** Records provided **
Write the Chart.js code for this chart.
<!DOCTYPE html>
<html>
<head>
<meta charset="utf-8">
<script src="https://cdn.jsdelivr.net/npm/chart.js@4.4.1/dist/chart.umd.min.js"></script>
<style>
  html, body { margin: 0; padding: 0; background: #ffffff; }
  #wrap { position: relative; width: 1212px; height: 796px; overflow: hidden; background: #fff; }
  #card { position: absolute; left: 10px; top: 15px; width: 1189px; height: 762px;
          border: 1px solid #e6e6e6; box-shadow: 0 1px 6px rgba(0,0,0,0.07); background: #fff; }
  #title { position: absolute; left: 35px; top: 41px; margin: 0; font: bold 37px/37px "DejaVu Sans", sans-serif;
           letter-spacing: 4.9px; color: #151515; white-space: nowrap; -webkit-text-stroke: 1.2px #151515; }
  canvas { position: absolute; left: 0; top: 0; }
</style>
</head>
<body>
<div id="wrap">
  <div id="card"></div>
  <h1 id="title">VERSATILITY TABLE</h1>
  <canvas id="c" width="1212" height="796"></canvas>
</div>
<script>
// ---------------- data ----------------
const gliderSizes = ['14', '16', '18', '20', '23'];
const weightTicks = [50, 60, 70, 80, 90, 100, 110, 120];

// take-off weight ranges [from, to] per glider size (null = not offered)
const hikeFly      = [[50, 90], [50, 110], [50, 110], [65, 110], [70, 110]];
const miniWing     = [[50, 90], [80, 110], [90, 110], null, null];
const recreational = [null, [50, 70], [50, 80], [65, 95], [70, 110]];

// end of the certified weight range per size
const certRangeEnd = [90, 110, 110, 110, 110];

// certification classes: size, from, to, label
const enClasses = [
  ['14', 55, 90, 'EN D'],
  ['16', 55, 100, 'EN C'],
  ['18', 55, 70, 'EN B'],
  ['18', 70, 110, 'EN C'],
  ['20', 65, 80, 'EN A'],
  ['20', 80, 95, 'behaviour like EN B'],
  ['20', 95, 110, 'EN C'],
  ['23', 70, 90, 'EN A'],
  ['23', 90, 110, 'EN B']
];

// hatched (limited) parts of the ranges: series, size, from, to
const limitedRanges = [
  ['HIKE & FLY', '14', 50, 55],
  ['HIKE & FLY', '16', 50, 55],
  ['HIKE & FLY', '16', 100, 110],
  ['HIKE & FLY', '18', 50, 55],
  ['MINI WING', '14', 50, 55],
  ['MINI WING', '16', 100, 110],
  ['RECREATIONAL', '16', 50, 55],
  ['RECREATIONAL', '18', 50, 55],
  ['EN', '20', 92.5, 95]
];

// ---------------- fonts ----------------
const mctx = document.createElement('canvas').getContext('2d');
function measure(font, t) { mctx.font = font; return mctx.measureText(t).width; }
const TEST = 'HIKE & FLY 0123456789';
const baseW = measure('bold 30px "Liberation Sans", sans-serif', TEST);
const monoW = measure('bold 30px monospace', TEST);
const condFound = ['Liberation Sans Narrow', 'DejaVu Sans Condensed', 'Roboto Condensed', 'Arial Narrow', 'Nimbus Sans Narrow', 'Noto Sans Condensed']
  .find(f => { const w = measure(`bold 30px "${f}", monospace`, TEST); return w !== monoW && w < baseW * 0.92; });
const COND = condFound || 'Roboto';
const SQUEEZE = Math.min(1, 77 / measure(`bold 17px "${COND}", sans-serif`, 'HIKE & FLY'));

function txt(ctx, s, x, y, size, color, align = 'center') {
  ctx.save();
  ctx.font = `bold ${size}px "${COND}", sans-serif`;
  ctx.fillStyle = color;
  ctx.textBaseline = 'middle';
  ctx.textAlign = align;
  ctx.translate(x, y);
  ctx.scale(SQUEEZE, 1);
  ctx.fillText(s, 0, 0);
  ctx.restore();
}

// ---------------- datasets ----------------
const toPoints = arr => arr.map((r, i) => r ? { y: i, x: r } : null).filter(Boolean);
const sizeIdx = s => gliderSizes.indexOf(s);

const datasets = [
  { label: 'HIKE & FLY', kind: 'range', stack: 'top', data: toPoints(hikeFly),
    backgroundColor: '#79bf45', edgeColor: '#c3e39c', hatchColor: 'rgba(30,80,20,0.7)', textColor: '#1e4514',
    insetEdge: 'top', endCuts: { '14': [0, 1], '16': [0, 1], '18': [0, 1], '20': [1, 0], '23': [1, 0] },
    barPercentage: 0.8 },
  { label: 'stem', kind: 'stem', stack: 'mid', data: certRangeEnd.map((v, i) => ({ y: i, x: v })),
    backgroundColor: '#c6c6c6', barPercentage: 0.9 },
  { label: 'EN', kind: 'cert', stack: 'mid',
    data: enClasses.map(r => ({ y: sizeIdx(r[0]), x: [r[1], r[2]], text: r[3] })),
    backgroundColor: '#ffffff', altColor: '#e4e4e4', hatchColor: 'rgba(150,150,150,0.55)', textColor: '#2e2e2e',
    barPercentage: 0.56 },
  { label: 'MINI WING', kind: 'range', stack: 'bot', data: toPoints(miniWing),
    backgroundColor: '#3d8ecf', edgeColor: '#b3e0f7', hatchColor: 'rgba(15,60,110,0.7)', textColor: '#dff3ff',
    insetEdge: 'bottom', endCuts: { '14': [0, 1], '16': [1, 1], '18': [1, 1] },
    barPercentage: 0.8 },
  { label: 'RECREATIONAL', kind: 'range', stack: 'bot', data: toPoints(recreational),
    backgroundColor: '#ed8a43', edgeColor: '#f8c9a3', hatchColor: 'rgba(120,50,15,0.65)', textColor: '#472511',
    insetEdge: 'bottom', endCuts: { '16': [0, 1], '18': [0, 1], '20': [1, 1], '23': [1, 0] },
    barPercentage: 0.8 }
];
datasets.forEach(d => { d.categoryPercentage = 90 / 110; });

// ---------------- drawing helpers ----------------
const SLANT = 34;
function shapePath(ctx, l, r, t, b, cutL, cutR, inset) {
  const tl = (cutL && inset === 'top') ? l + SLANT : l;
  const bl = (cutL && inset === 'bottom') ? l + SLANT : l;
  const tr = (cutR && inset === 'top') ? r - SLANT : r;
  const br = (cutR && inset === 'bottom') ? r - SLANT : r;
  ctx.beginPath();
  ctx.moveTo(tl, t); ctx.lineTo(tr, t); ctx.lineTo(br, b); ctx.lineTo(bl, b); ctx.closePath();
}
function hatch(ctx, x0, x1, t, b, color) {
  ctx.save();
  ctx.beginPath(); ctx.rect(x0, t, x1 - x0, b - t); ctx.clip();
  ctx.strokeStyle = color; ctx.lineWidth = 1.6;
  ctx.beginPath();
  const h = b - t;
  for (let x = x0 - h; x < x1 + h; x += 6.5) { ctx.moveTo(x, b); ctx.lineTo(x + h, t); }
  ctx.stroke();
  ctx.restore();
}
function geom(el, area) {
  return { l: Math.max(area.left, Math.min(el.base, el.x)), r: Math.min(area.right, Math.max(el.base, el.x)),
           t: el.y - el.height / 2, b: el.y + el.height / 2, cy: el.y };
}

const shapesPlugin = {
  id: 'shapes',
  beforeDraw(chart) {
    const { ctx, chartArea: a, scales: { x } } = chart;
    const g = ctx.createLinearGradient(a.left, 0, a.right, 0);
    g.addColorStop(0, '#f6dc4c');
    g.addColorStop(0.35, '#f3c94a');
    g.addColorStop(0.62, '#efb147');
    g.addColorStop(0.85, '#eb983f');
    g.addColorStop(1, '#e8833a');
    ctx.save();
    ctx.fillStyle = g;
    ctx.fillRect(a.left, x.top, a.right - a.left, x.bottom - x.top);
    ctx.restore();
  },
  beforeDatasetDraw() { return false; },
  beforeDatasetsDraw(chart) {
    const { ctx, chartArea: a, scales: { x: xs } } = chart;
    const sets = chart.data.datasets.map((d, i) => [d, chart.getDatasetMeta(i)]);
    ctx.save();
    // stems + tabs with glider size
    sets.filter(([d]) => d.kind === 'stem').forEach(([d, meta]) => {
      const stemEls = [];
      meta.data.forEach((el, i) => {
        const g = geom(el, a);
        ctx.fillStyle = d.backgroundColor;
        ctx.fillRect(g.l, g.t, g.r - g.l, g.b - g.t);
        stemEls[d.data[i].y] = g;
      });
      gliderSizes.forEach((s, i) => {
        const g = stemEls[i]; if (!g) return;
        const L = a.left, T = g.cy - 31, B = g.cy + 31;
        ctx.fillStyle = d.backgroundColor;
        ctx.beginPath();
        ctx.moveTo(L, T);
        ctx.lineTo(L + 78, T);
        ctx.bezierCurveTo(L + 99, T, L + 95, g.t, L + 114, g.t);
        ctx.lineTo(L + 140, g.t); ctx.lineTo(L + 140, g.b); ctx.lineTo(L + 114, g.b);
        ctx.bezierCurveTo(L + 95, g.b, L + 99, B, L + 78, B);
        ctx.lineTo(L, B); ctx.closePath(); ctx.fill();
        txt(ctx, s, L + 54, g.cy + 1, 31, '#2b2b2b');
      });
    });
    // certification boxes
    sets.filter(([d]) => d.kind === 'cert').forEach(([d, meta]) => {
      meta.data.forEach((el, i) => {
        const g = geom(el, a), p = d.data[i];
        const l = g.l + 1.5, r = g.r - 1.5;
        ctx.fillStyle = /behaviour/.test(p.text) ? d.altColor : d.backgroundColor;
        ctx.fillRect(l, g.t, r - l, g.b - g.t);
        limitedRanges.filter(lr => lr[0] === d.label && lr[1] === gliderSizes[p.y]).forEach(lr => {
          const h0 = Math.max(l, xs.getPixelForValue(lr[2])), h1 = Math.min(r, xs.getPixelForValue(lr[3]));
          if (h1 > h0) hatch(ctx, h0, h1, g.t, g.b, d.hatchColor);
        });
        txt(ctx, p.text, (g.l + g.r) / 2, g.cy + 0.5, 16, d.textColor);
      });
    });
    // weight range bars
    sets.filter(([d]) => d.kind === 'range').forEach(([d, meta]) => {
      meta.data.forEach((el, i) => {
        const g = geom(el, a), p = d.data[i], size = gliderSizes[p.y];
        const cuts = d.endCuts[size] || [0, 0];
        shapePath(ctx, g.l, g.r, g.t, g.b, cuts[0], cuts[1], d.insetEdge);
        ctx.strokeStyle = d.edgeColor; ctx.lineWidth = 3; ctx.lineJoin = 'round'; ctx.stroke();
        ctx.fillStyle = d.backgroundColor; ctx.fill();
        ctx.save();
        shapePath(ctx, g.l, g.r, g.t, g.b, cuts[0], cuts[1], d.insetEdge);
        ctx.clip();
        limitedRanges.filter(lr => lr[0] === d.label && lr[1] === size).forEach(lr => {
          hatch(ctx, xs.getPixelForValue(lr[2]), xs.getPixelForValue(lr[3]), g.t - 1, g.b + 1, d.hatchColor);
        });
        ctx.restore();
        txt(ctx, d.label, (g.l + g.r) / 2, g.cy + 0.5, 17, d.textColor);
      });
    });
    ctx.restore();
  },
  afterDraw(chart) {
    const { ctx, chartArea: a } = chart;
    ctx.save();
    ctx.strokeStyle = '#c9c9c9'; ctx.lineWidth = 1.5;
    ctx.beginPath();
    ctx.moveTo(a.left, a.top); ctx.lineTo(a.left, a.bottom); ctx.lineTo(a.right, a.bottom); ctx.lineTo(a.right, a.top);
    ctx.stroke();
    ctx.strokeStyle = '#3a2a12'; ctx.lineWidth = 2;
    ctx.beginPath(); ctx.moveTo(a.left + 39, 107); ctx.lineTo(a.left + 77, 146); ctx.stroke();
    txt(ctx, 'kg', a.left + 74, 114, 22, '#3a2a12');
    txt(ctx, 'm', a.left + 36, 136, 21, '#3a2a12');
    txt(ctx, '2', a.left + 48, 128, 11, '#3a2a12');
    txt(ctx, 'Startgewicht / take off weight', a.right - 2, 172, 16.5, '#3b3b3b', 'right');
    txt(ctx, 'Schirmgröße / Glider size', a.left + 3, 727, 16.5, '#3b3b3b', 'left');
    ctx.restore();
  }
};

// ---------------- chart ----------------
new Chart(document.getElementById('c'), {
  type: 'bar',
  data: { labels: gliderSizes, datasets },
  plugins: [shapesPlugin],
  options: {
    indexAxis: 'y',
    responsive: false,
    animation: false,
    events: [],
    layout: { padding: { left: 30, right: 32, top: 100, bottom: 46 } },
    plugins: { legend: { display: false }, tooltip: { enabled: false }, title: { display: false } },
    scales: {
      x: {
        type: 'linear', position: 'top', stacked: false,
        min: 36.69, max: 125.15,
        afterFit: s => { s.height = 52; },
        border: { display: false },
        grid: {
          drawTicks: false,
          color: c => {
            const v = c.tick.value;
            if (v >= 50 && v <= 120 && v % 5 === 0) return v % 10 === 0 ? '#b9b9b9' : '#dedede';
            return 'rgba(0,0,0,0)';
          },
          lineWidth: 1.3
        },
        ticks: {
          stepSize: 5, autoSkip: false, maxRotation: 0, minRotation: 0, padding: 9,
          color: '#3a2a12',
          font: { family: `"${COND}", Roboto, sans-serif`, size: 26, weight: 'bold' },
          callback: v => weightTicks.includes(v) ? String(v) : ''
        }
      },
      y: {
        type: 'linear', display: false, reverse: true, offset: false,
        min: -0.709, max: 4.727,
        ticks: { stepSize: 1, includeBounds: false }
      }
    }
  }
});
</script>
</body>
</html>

==

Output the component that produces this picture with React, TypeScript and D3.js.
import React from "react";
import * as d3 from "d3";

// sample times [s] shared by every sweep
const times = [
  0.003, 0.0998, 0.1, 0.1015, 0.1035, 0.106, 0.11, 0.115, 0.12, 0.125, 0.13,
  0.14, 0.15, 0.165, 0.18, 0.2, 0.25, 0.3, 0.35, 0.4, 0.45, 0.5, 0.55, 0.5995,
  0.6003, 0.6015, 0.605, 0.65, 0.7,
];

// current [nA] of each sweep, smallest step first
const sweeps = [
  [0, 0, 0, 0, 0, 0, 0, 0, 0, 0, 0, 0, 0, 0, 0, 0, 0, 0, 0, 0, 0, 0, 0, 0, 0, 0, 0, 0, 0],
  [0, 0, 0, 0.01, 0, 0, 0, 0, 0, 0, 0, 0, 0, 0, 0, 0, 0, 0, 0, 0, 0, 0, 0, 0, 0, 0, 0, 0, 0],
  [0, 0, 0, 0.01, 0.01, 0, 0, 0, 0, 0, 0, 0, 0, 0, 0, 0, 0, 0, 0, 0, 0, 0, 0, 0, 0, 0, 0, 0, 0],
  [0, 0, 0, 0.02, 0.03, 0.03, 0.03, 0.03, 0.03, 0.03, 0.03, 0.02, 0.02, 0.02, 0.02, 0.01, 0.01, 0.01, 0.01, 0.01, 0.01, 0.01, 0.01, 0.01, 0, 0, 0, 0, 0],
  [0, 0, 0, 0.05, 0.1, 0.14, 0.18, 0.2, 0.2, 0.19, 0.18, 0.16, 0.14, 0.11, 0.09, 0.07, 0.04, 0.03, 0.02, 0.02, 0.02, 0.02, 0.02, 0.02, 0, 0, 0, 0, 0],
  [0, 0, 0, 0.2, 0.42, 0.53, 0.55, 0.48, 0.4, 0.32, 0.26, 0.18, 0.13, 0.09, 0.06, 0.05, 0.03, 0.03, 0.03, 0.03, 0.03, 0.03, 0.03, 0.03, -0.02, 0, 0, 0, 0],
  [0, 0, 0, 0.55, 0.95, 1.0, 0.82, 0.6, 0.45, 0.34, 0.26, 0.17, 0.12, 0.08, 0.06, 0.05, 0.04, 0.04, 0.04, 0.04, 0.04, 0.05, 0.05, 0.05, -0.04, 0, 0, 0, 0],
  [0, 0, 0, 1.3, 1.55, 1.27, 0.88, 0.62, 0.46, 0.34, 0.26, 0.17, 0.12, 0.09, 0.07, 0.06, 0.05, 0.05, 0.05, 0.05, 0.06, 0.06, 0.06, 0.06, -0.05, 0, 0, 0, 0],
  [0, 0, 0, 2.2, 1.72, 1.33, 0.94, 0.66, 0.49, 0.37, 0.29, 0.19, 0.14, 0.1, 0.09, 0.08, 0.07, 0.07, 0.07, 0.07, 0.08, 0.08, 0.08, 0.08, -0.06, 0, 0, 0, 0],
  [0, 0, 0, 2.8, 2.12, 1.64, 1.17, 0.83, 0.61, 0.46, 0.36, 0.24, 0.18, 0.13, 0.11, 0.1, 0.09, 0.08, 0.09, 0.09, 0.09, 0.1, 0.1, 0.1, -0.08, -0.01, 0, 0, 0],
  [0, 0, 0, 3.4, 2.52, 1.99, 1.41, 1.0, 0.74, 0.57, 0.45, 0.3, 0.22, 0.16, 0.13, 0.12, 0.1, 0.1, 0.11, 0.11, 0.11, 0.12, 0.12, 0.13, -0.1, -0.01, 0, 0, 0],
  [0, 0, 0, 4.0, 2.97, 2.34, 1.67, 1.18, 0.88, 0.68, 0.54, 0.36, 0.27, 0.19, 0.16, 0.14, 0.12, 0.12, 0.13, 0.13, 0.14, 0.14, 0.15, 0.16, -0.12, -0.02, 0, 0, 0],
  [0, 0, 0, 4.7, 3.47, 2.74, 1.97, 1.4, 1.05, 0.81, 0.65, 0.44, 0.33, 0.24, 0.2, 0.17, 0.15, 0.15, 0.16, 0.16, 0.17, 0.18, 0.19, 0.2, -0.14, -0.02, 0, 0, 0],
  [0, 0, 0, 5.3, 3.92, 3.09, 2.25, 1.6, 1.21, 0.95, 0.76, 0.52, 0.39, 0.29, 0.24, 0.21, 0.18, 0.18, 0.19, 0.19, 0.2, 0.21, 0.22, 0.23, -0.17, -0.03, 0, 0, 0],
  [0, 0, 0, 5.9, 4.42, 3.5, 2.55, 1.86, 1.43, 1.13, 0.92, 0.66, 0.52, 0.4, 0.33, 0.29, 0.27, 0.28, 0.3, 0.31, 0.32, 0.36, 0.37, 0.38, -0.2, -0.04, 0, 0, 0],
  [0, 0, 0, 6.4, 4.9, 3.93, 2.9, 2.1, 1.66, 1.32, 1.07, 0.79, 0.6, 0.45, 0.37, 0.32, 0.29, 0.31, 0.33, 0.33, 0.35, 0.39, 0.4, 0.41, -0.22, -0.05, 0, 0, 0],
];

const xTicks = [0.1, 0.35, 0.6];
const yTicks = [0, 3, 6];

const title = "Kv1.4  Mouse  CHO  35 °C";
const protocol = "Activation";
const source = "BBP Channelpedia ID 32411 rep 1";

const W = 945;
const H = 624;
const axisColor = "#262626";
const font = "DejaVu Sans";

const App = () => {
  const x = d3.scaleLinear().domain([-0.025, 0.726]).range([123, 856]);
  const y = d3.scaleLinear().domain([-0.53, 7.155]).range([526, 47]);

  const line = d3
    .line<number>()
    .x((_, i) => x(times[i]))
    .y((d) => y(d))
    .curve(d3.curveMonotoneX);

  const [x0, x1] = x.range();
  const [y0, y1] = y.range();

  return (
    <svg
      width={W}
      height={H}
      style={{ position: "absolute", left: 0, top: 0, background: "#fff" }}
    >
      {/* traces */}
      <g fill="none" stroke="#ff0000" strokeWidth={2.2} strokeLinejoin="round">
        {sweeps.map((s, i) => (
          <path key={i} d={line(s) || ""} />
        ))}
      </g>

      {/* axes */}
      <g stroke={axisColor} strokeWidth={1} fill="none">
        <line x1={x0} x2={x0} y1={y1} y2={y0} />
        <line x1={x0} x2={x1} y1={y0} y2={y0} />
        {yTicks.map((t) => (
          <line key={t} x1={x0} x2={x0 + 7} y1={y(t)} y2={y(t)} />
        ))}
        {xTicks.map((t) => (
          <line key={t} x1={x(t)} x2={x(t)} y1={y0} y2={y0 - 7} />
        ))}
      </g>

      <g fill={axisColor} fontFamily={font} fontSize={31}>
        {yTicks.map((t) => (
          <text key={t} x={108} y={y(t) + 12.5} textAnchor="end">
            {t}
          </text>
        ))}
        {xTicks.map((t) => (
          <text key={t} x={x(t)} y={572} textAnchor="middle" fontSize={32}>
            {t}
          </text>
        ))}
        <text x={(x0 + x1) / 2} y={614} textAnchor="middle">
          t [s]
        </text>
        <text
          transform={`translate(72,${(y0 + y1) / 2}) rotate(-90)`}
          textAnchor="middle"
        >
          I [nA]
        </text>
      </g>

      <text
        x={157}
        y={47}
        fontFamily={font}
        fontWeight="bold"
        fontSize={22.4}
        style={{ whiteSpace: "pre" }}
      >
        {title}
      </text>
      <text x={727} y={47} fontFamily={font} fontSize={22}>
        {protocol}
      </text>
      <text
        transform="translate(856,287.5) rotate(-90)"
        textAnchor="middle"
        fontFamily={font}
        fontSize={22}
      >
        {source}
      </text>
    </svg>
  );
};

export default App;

* * *

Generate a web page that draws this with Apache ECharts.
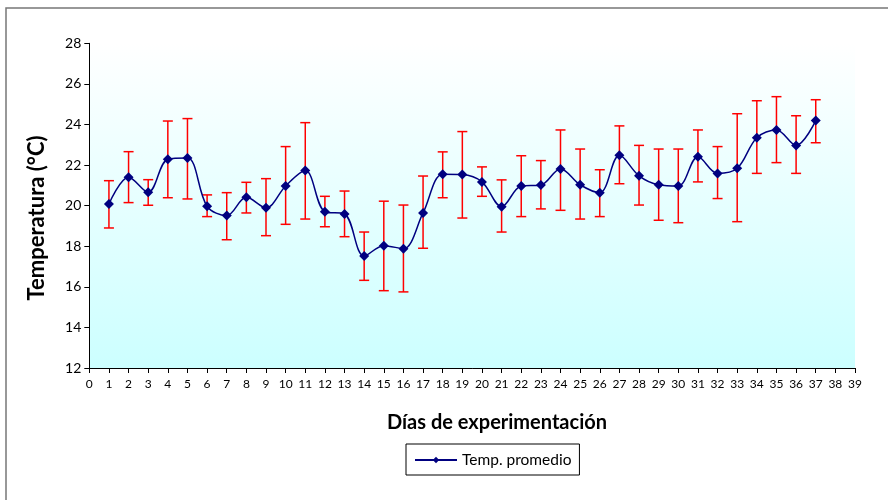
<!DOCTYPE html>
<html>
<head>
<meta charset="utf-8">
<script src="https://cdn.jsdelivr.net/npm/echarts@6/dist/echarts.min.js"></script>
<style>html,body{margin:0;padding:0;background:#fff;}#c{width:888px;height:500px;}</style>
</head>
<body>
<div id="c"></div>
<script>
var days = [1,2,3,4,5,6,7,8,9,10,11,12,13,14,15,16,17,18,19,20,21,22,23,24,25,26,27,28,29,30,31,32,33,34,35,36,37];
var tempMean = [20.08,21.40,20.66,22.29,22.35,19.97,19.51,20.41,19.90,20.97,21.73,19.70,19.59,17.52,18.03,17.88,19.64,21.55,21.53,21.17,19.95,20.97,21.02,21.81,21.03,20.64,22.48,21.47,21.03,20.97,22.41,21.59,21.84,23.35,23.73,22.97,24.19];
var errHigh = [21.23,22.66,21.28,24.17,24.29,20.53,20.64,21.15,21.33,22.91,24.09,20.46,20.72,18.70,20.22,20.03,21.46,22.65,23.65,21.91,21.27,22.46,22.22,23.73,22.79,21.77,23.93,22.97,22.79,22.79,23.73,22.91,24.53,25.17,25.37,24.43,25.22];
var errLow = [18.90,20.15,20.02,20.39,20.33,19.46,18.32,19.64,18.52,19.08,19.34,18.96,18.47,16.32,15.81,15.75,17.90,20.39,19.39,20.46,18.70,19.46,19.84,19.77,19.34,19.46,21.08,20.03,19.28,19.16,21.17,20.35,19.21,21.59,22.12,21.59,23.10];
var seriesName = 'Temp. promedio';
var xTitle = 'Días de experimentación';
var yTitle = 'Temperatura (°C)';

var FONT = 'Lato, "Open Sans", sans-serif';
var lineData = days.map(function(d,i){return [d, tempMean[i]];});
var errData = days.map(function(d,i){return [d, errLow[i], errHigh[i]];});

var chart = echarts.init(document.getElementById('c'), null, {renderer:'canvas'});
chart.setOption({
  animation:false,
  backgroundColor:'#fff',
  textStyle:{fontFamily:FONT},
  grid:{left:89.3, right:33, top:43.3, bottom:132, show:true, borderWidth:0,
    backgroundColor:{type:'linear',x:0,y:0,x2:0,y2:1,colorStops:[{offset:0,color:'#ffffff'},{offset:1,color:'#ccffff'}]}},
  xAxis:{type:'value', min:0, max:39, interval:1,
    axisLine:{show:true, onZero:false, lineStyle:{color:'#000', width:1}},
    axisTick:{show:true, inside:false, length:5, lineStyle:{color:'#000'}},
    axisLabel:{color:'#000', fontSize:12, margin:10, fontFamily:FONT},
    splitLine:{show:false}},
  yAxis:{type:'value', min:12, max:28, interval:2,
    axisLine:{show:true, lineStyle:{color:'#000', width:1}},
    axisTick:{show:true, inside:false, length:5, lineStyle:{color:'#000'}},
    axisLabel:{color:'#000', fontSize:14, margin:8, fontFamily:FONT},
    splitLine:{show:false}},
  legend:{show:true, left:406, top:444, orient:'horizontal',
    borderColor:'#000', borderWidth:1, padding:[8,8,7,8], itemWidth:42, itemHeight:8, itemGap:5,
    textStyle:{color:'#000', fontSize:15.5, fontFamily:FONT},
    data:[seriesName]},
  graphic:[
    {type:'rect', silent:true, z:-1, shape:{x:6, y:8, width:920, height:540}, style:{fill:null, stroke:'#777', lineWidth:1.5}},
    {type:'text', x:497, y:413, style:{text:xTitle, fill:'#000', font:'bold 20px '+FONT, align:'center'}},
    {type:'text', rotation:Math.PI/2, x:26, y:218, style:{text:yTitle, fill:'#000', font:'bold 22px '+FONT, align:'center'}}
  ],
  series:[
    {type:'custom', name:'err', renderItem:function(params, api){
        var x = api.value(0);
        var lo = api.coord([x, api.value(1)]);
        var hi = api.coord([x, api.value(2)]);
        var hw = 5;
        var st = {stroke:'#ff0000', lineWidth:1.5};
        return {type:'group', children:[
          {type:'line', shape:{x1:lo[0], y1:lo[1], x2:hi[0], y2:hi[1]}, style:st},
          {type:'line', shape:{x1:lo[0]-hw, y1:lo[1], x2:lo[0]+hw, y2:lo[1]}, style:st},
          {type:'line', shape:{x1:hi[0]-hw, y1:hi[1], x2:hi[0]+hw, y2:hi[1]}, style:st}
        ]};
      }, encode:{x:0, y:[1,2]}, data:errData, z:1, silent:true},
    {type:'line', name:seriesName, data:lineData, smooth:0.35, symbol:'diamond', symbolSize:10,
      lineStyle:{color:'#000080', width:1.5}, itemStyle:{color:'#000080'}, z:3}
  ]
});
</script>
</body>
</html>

** Short problem **
Copy out precisely the lines that begin at the line containing "Write the Chart.js code for this chart." and end at the line containing "const certRangeEnd = [90, 110, 110, 110, 110];", including both; write nothing else.

** Solution **
Write the Chart.js code for this chart.
<!DOCTYPE html>
<html>
<head>
<meta charset="utf-8">
<script src="https://cdn.jsdelivr.net/npm/chart.js@4.4.1/dist/chart.umd.min.js"></script>
<style>
  html, body { margin: 0; padding: 0; background: #ffffff; }
  #wrap { position: relative; width: 1212px; height: 796px; overflow: hidden; background: #fff; }
  #card { position: absolute; left: 10px; top: 15px; width: 1189px; height: 762px;
          border: 1px solid #e6e6e6; box-shadow: 0 1px 6px rgba(0,0,0,0.07); background: #fff; }
  #title { position: absolute; left: 35px; top: 41px; margin: 0; font: bold 37px/37px "DejaVu Sans", sans-serif;
           letter-spacing: 4.9px; color: #151515; white-space: nowrap; -webkit-text-stroke: 1.2px #151515; }
  canvas { position: absolute; left: 0; top: 0; }
</style>
</head>
<body>
<div id="wrap">
  <div id="card"></div>
  <h1 id="title">VERSATILITY TABLE</h1>
  <canvas id="c" width="1212" height="796"></canvas>
</div>
<script>
// ---------------- data ----------------
const gliderSizes = ['14', '16', '18', '20', '23'];
const weightTicks = [50, 60, 70, 80, 90, 100, 110, 120];

// take-off weight ranges [from, to] per glider size (null = not offered)
const hikeFly      = [[50, 90], [50, 110], [50, 110], [65, 110], [70, 110]];
const miniWing     = [[50, 90], [80, 110], [90, 110], null, null];
const recreational = [null, [50, 70], [50, 80], [65, 95], [70, 110]];

// end of the certified weight range per size
const certRangeEnd = [90, 110, 110, 110, 110];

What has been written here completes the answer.